Phil saw his shadow today, meaning six more weeks of winter and raising the one-word question in my mind: “More?” How about just six solid weeks of winter? In five weeks in Western New York, I’ve experienced the beginning of spring twelve times. Unseasonably warm temperatures have been the norm throughout the northeast this year, so why would anybody care what a groundhog has to say about the duration of whatever the hell season we’re currently in?

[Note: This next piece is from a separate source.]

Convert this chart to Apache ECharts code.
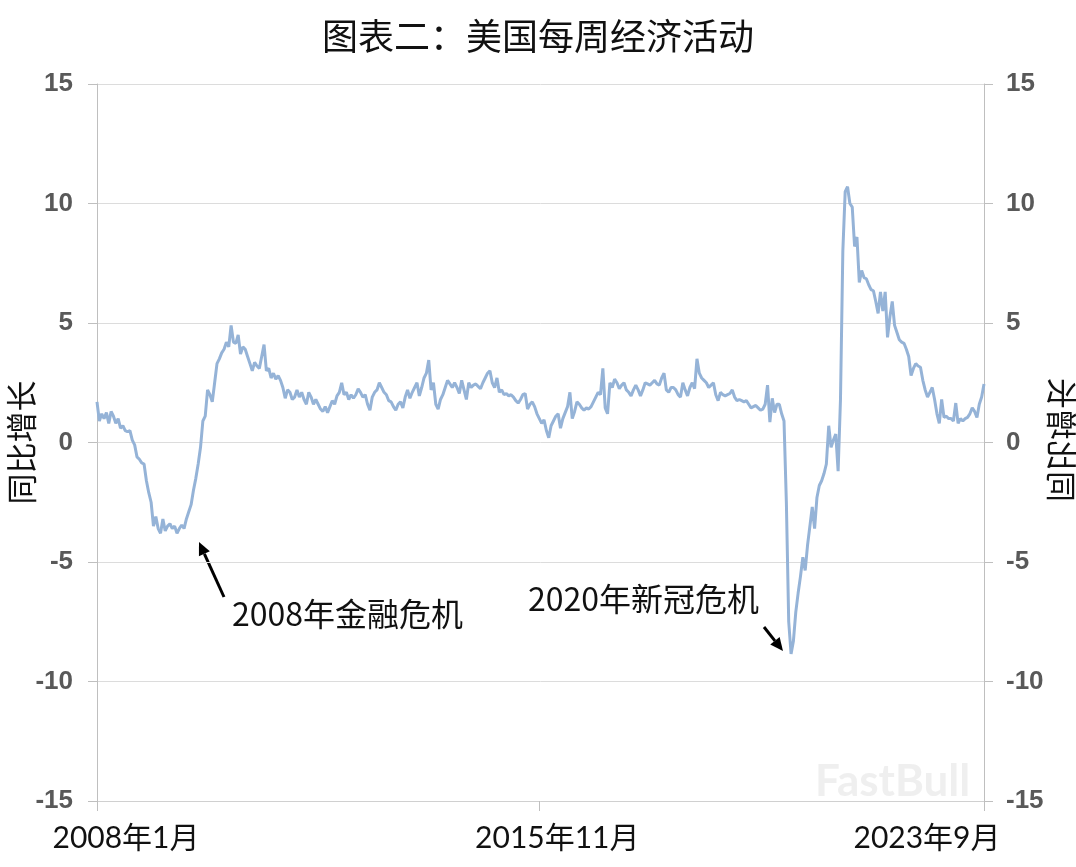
<!DOCTYPE html>
<html>
<head>
<meta charset="utf-8">
<script src="https://cdn.jsdelivr.net/npm/echarts@6/dist/echarts.min.js"></script>
<style>
  html, body { margin: 0; padding: 0; background: #fff; }
  #chart { width: 1076px; height: 867px; }
</style>
</head>
<body>
<div id="chart"></div>
<script>
// semi-monthly readings, 2008-01 .. 2023-09 (two per month)
const values = [
  1.7, 0.9, 1.2, 1.0, 1.25, 0.8, 1.3, 1.1, 0.8, 1.0,
  0.6, 0.7, 0.5, 0.45, 0.5, 0.1, -0.1, -0.6, -0.7, -0.85,
  -0.9, -1.6, -2.1, -2.5, -3.5, -3.1, -3.6, -3.8, -3.2, -3.7,
  -3.5, -3.4, -3.6, -3.5, -3.8, -3.6, -3.45, -3.6, -3.2, -2.9,
  -2.6, -2.0, -1.5, -0.9, -0.2, 0.9, 1.1, 2.2, 2.0, 1.7,
  2.5, 3.3, 3.5, 3.75, 3.9, 4.2, 4.0, 4.9, 4.2, 4.15,
  4.5, 3.7, 4.0, 3.9, 3.6, 3.3, 3.0, 3.35, 3.2, 3.1,
  3.6, 4.1, 3.0, 3.1, 2.7, 2.9, 2.65, 2.8, 2.6, 2.3,
  1.85, 2.2, 2.1, 1.8, 1.9, 2.2, 1.9, 2.1, 1.8, 1.6,
  2.1, 1.9, 1.6, 1.8, 1.6, 1.4, 1.3, 1.5, 1.25, 1.5,
  1.75, 1.6, 1.95, 2.1, 2.5, 2.0, 2.1, 1.8, 2.0, 1.85,
  2.0, 2.25, 2.1, 1.9, 2.0, 1.6, 1.35, 1.9, 2.1, 2.2,
  2.5, 2.3, 2.1, 2.0, 1.75, 1.7, 1.5, 1.35, 1.6, 1.7,
  1.45, 1.9, 2.2, 1.85, 2.1, 2.3, 2.5, 1.95, 2.3, 2.7,
  2.9, 3.45, 2.2, 2.5, 1.6, 1.4, 1.8, 2.0, 2.3, 2.6,
  2.45, 2.3, 2.5, 2.3, 2.05, 2.6, 2.2, 1.8, 2.5, 2.3,
  2.4, 2.45, 2.35, 2.25, 2.5, 2.7, 2.9, 3.0, 2.5, 2.3,
  2.7, 2.1, 2.2, 2.0, 2.05, 1.95, 2.0, 1.9, 1.75, 1.65,
  1.8, 2.0, 2.05, 1.4, 1.6, 1.7, 1.5, 1.2, 1.0, 0.8,
  0.95, 0.5, 0.2, 0.7, 0.9, 1.1, 1.2, 0.6, 1.0, 1.25,
  1.5, 2.1, 1.0, 1.3, 1.7, 1.6, 1.45, 1.35, 1.45, 1.4,
  1.5, 1.7, 1.9, 2.1, 2.0, 3.1, 1.45, 1.2, 2.5, 2.3,
  2.65, 2.5, 2.25, 2.4, 2.5, 2.2, 2.1, 1.95, 2.2, 2.4,
  2.2, 1.95, 2.2, 2.5, 2.45, 2.4, 2.5, 2.6, 2.45, 2.4,
  2.7, 2.9, 2.2, 2.1, 2.3, 2.3, 2.2, 2.0, 1.9, 2.5,
  2.2, 1.95, 2.3, 2.5, 2.25, 3.5, 2.9, 2.7, 2.6, 2.5,
  2.3, 2.4, 2.5, 2.0, 1.75, 2.1, 2.0, 1.95, 2.0, 2.05,
  2.2, 1.9, 1.75, 1.8, 1.75, 1.7, 1.75, 1.6, 1.45, 1.5,
  1.55, 1.45, 1.35, 1.4, 1.6, 2.4, 0.85, 1.85, 1.25, 1.6,
  1.6, 1.2, 0.9, -2.5, -7.5, -8.85, -8.3, -7.1, -6.3, -5.6,
  -4.8, -5.35, -4.3, -3.5, -2.7, -3.6, -2.3, -1.8, -1.6, -1.3,
  -0.9, 0.7, -0.2, 0.1, 0.35, -1.2, 1.8, 8.0, 10.5, 10.7,
  10.0, 9.85, 8.2, 8.6, 6.7, 7.2, 6.9, 6.85, 6.6, 6.4,
  6.35, 5.9, 5.4, 6.3, 5.5, 6.3, 4.4, 5.25, 5.9, 4.9,
  4.6, 4.3, 4.2, 4.15, 3.9, 3.6, 2.8, 3.1, 3.3, 3.2,
  3.15, 2.6, 2.2, 1.9, 2.1, 2.3, 1.8, 1.2, 0.8, 1.8,
  1.05, 1.1, 1.0, 1.0, 0.9, 1.65, 0.8, 1.0, 0.9, 1.0,
  1.05, 1.2, 1.45, 1.3, 1.05, 1.6, 1.9, 2.45
];

const categories = [];
for (let y = 2008; y <= 2023; y++) {
  for (let m = 1; m <= 12; m++) {
    if (y === 2023 && m > 9) break;
    categories.push(y + '年' + m + '月上', y + '年' + m + '月下');
  }
}

const tickLabels = ['2008年1月', '2015年11月', '2023年9月'];
const tickIndex = [0, 188, categories.length - 1];
const yTicks = { min: -15, max: 15, interval: 5 };
const titleText = '图表二：美国每周经济活动';
const axisName = '同比增长';
const notes = ['2008年金融危机', '2020年新冠危机'];

const chart = echarts.init(document.getElementById('chart'));

const yLabel = {
  color: '#595959',
  fontSize: 26,
  fontWeight: 'bold',
  fontFamily: 'Liberation Sans Narrow, Liberation Sans, sans-serif'
};

function arrow(x1, y1, x2, y2) {
  const a = Math.atan2(y2 - y1, x2 - x1);
  const L = 13, W = 6;
  const bx = x2 - L * Math.cos(a), by = y2 - L * Math.sin(a);
  return [
    { type: 'line', shape: { x1: x1, y1: y1, x2: bx, y2: by }, style: { stroke: '#000', lineWidth: 3 } },
    {
      type: 'polygon',
      shape: { points: [[x2, y2], [bx + W * Math.sin(a), by - W * Math.cos(a)], [bx - W * Math.sin(a), by + W * Math.cos(a)]] },
      style: { fill: '#000' }
    }
  ];
}

const noteStyle = { fill: '#111', fontSize: 32, fontFamily: 'Noto Sans CJK SC' };
const xLab = { fontSize: 30, color: '#111', fontFamily: 'Lato, Noto Sans CJK SC' };
const nameStyle = { fontSize: 31, color: '#111', fontFamily: 'Noto Sans CJK SC' };

chart.setOption({
  backgroundColor: '#fff',
  animation: false,
  title: {
    text: titleText,
    left: 'center',
    top: 13,
    textStyle: { fontSize: 36, fontWeight: 'normal', color: '#111', fontFamily: 'Noto Sans CJK SC' }
  },
  grid: { left: 97, right: 92, top: 84, bottom: 66, containLabel: false, outerBoundsMode: 'none' },
  xAxis: {
    type: 'category',
    data: categories,
    boundaryGap: false,
    axisLine: { onZero: false, lineStyle: { color: '#d0d0d0', width: 1 } },
    axisTick: {
      interval: (i) => tickIndex.includes(i),
      length: 10,
      lineStyle: { color: '#bfbfbf' }
    },
    axisLabel: {
      interval: (i) => tickIndex.includes(i),
      margin: 22,
      hideOverlap: false,
      formatter: (v, i) => {
        const k = tickIndex.indexOf(i);
        return '{t' + k + '|' + tickLabels[k] + '}';
      },
      rich: {
        t0: Object.assign({ padding: [0, 0, 0, 58] }, xLab),
        t1: Object.assign({ padding: [0, 0, 0, 36] }, xLab),
        t2: Object.assign({ padding: [0, 114, 0, 0] }, xLab)
      }
    },
    splitLine: { show: false }
  },
  yAxis: [
    {
      type: 'value',
      min: yTicks.min, max: yTicks.max, interval: yTicks.interval,
      position: 'left',
      name: axisName,
      nameLocation: 'middle',
      nameRotate: 90,
      nameGap: 60,
      nameMoveOverlap: false,
      nameTextStyle: nameStyle,
      axisLine: { show: true, lineStyle: { color: '#bfbfbf' } },
      axisTick: { show: true, length: 9, lineStyle: { color: '#bfbfbf' } },
      axisLabel: Object.assign({ margin: 24 }, yLabel),
      splitLine: { lineStyle: { color: '#dcdcdc' } }
    },
    {
      type: 'value',
      min: yTicks.min, max: yTicks.max, interval: yTicks.interval,
      position: 'right',
      axisLine: { show: true, lineStyle: { color: '#bfbfbf' } },
      axisTick: { show: true, length: 9, lineStyle: { color: '#bfbfbf' } },
      axisLabel: Object.assign({ margin: 22 }, yLabel),
      splitLine: { show: false }
    }
  ],
  series: [
    {
      type: 'line',
      data: values,
      showSymbol: false,
      lineStyle: { color: '#95b3d7', width: 3 },
      z: 3
    }
  ],
  graphic: [
    // right-hand axis title, drawn as a mirror image of the left one
    {
      type: 'text', x: 1062, y: 440, rotation: -Math.PI / 2, scaleX: -1,
      style: { text: axisName, fill: nameStyle.color, fontSize: nameStyle.fontSize, fontFamily: nameStyle.fontFamily, align: 'center', verticalAlign: 'middle' }
    },
    { type: 'text', left: 232, top: 598, style: Object.assign({ text: notes[0] }, noteStyle) },
    { type: 'text', left: 528, top: 583, style: Object.assign({ text: notes[1] }, noteStyle) },
    ...arrow(224, 597, 199, 542),
    ...arrow(764, 627, 783, 651),
    {
      type: 'text', left: 815, top: 760,
      style: { text: 'FastBull', fill: 'rgba(235,235,235,0.8)', fontSize: 44, fontWeight: 'bold', fontFamily: 'Lato' }
    }
  ]
});
</script>
</body>
</html>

There’s got to be a breaking point when the reality no longer matches the historical expectations. There will be more years like this one as the climate continues to warm unchecked. You’d think that the disorienting continuity between the weather we’re having and the weather we’re looking forward to would have some effect on people. I’d think that Groundhog Day would make it difficult to ignore global warming or to pretend that it’s not happening. I would think that people would start to change their standards regarding what kind of weather they should dread, but begging for the end of winter and looking forward to summer are so ingrained in our behavior that the crowd still jeers when Phil hits the snooze button. The very fact that the northern hemisphere ever tilts away from the sun is apparently reason enough to complain.

It’s not the continuance of winter that we should be complaining about; it’s its absence. What is it going to take for people to realize that? Is the groundhog going to have to stop hibernating altogether before we drop our old traditions and realize that the world is changing so much faster than we are?